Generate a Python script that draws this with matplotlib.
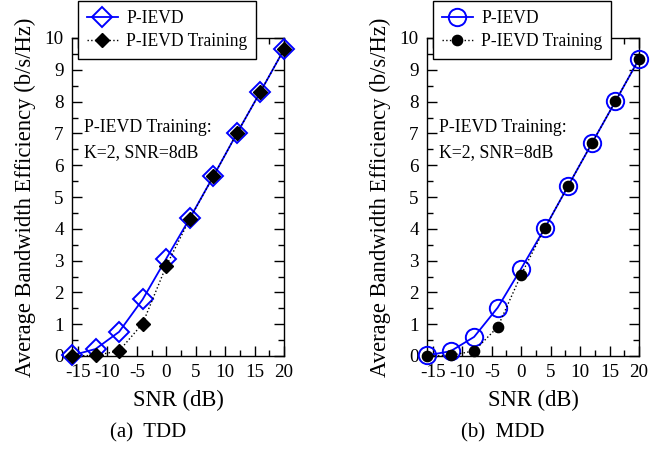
import matplotlib
matplotlib.use("Agg")
import matplotlib.pyplot as plt
from matplotlib.ticker import MultipleLocator

plt.rcParams['font.family'] = ['Liberation Serif', 'DejaVu Serif']

snr = [-16, -12, -8, -4, 0, 4, 8, 12, 16, 20]
tdd_pievd = [0.02, 0.22, 0.76, 1.78, 3.06, 4.33, 5.65, 7.0, 8.31, 9.64]
tdd_train = [0.0, 0.02, 0.16, 1.02, 2.83, 4.31, 5.65, 7.0, 8.31, 9.64]
mdd_pievd = [0.02, 0.15, 0.6, 1.52, 2.75, 4.02, 5.36, 6.69, 8.01, 9.34]
mdd_train = [0.0, 0.02, 0.16, 0.91, 2.56, 4.02, 5.36, 6.69, 8.01, 9.34]

xticks = [-15, -10, -5, 0, 5, 10, 15, 20]
xticklabels = ['-15', '-10', '-5', '0', '5', '10', '15', '20']
yticks = list(range(0, 11))
legend_labels = ['P-IEVD', 'P-IEVD Training']
note = ['P-IEVD Training:', 'K=2, SNR=8dB']
captions = ['(a)  TDD', '(b)  MDD']

W, H = 667, 449
fig = plt.figure(figsize=(W / 100, H / 100), dpi=100)

panels = [
    (72, tdd_pievd, tdd_train, 'D', 9.8, 'D', 7.6, 78, captions[0]),
    (427, mdd_pievd, mdd_train, 'o', 12.5, 'o', 7.4, 433, captions[1]),
]

for left, yp, yt, m1, ms1, m2, ms2, legx, cap in panels:
    ax = fig.add_axes([left / W, (H - 356) / H, 212 / W, 318 / H])
    l1, = ax.plot(snr, yp, color='#0000ff', lw=1.3, marker=m1, ms=ms1,
                  mfc='none', mec='#0000ff', mew=1.4, zorder=3, clip_on=False)
    l2, = ax.plot(snr, yt, color='black', lw=1.0, ls=':', marker=m2, ms=ms2,
                  mfc='black', mec='black', zorder=4, clip_on=False)
    ax.set_xlim(-16, 20)
    ax.set_ylim(0, 10)
    ax.set_xticks(xticks)
    ax.set_xticklabels(xticklabels)
    ax.set_yticks(yticks)
    ax.xaxis.set_minor_locator(MultipleLocator(2.5))
    ax.yaxis.set_minor_locator(MultipleLocator(0.5))
    ax.tick_params(which='both', direction='in', top=True, right=True,
                   labelsize=13.8, width=1.0)
    ax.tick_params(which='major', length=7, pad=6)
    ax.tick_params(which='minor', length=4)
    for s in ax.spines.values():
        s.set_linewidth(1.0)
    ax.set_xlabel('SNR (dB)', fontsize=16.3, labelpad=6)
    ax.set_ylabel('Average Bandwidth Efficiency (b/s/Hz)', fontsize=16.3, labelpad=6)
    ax.text(-14, 7.2, note[0], fontsize=12.8, va='center', ha='left')
    ax.text(-14, 6.4, note[1], fontsize=12.8, va='center', ha='left')
    leg = fig.legend([l1, l2], legend_labels, loc='upper left',
                     bbox_to_anchor=(legx / W, 1 - 1 / H),
                     bbox_transform=fig.transFigure, borderaxespad=0,
                     fontsize=12.65, numpoints=1, handlelength=1.75,
                     handletextpad=0.5, labelspacing=0.35, borderpad=0.5,
                     fancybox=False, framealpha=1, edgecolor='black')
    leg.get_frame().set_linewidth(1.0)
    fig.text((left + 76) / W, 1 - 433 / H, cap, fontsize=15,
             ha='center', va='center')

fig.savefig('out.png', dpi=100)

● **Task instructions**
Return each line from the material above exactly, but not the pictures.

● **Output of the exercise**
Generate a Python script that draws this with matplotlib.
import matplotlib
matplotlib.use("Agg")
import matplotlib.pyplot as plt
from matplotlib.ticker import MultipleLocator

plt.rcParams['font.family'] = ['Liberation Serif', 'DejaVu Serif']

snr = [-16, -12, -8, -4, 0, 4, 8, 12, 16, 20]
tdd_pievd = [0.02, 0.22, 0.76, 1.78, 3.06, 4.33, 5.65, 7.0, 8.31, 9.64]
tdd_train = [0.0, 0.02, 0.16, 1.02, 2.83, 4.31, 5.65, 7.0, 8.31, 9.64]
mdd_pievd = [0.02, 0.15, 0.6, 1.52, 2.75, 4.02, 5.36, 6.69, 8.01, 9.34]
mdd_train = [0.0, 0.02, 0.16, 0.91, 2.56, 4.02, 5.36, 6.69, 8.01, 9.34]

xticks = [-15, -10, -5, 0, 5, 10, 15, 20]
xticklabels = ['-15', '-10', '-5', '0', '5', '10', '15', '20']
yticks = list(range(0, 11))
legend_labels = ['P-IEVD', 'P-IEVD Training']
note = ['P-IEVD Training:', 'K=2, SNR=8dB']
captions = ['(a)  TDD', '(b)  MDD']

W, H = 667, 449
fig = plt.figure(figsize=(W / 100, H / 100), dpi=100)

panels = [
    (72, tdd_pievd, tdd_train, 'D', 9.8, 'D', 7.6, 78, captions[0]),
    (427, mdd_pievd, mdd_train, 'o', 12.5, 'o', 7.4, 433, captions[1]),
]

for left, yp, yt, m1, ms1, m2, ms2, legx, cap in panels:
    ax = fig.add_axes([left / W, (H - 356) / H, 212 / W, 318 / H])
    l1, = ax.plot(snr, yp, color='#0000ff', lw=1.3, marker=m1, ms=ms1,
                  mfc='none', mec='#0000ff', mew=1.4, zorder=3, clip_on=False)
    l2, = ax.plot(snr, yt, color='black', lw=1.0, ls=':', marker=m2, ms=ms2,
                  mfc='black', mec='black', zorder=4, clip_on=False)
    ax.set_xlim(-16, 20)
    ax.set_ylim(0, 10)
    ax.set_xticks(xticks)
    ax.set_xticklabels(xticklabels)
    ax.set_yticks(yticks)
    ax.xaxis.set_minor_locator(MultipleLocator(2.5))
    ax.yaxis.set_minor_locator(MultipleLocator(0.5))
    ax.tick_params(which='both', direction='in', top=True, right=True,
                   labelsize=13.8, width=1.0)
    ax.tick_params(which='major', length=7, pad=6)
    ax.tick_params(which='minor', length=4)
    for s in ax.spines.values():
        s.set_linewidth(1.0)
    ax.set_xlabel('SNR (dB)', fontsize=16.3, labelpad=6)
    ax.set_ylabel('Average Bandwidth Efficiency (b/s/Hz)', fontsize=16.3, labelpad=6)
    ax.text(-14, 7.2, note[0], fontsize=12.8, va='center', ha='left')
    ax.text(-14, 6.4, note[1], fontsize=12.8, va='center', ha='left')
    leg = fig.legend([l1, l2], legend_labels, loc='upper left',
                     bbox_to_anchor=(legx / W, 1 - 1 / H),
                     bbox_transform=fig.transFigure, borderaxespad=0,
                     fontsize=12.65, numpoints=1, handlelength=1.75,
                     handletextpad=0.5, labelspacing=0.35, borderpad=0.5,
                     fancybox=False, framealpha=1, edgecolor='black')
    leg.get_frame().set_linewidth(1.0)
    fig.text((left + 76) / W, 1 - 433 / H, cap, fontsize=15,
             ha='center', va='center')

fig.savefig('out.png', dpi=100)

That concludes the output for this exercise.